ISCA Archive Eurospeech 1997
ISCA Archive Eurospeech 1997

Acoustic and perceptual properties of phonemes in continuous speech as a function of speaking rate

Hisao Kuwabara

An investigation has been made for individual phonemes focusing mainly on their duration in continuous speech spoken in different rates: fast, normal, and slow. Fifteen short sentences uttered by four male speakers have been used as the speech material which comprises a total of 291 morae. Normal speaking rate (n-speech) is, on average, 150 milliseconds/mora (or 400 morae/minute) and the four speakers have been asked to read the sentences twice as fast as (f-speech) and 1/2 times as slow as (s-speech) the normal speed in reference to the n- speech.
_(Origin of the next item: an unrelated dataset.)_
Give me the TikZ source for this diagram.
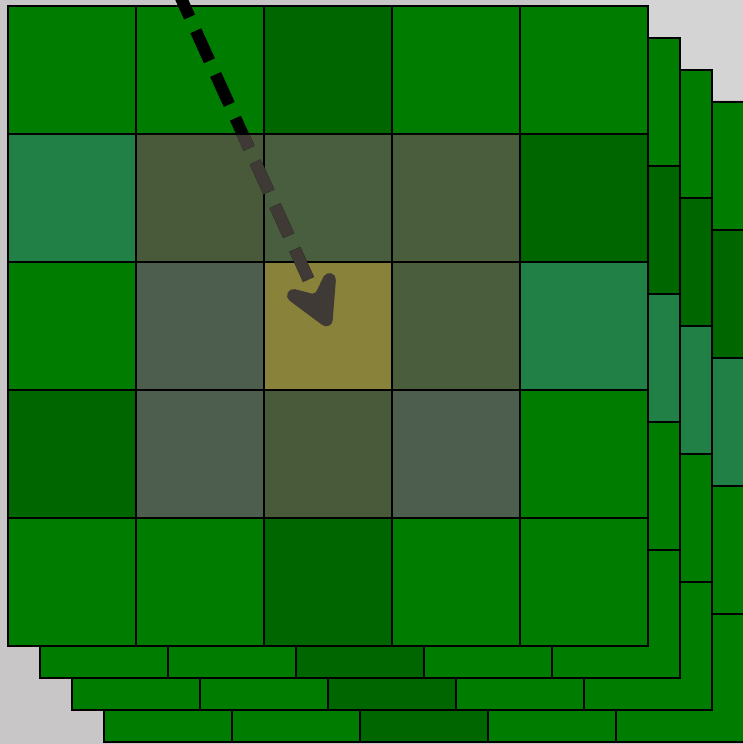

Among consonants, the greatest influence has been found to occur on the syllabic nasal /N/ and the least on the voiceless stop /t/ in f-speech. For the s-speech, /N/ has also been found to be the greatest but the least is voiced stop /d/. The ratio of duration between consonant and vowel of a CV-syllable in the f-speech is kept almost the same as that in the n-speech while vowel lengthening becomes significantly large in the s-speech. As it is expected, formant frequencies of vowels differ significantly between the three rates. Five vowels tend to be close together on the F1-F2 plane as the speaking rate becomes fast reflecting the neutralization of vowels. However, average difference of the third formant has been found to be very small.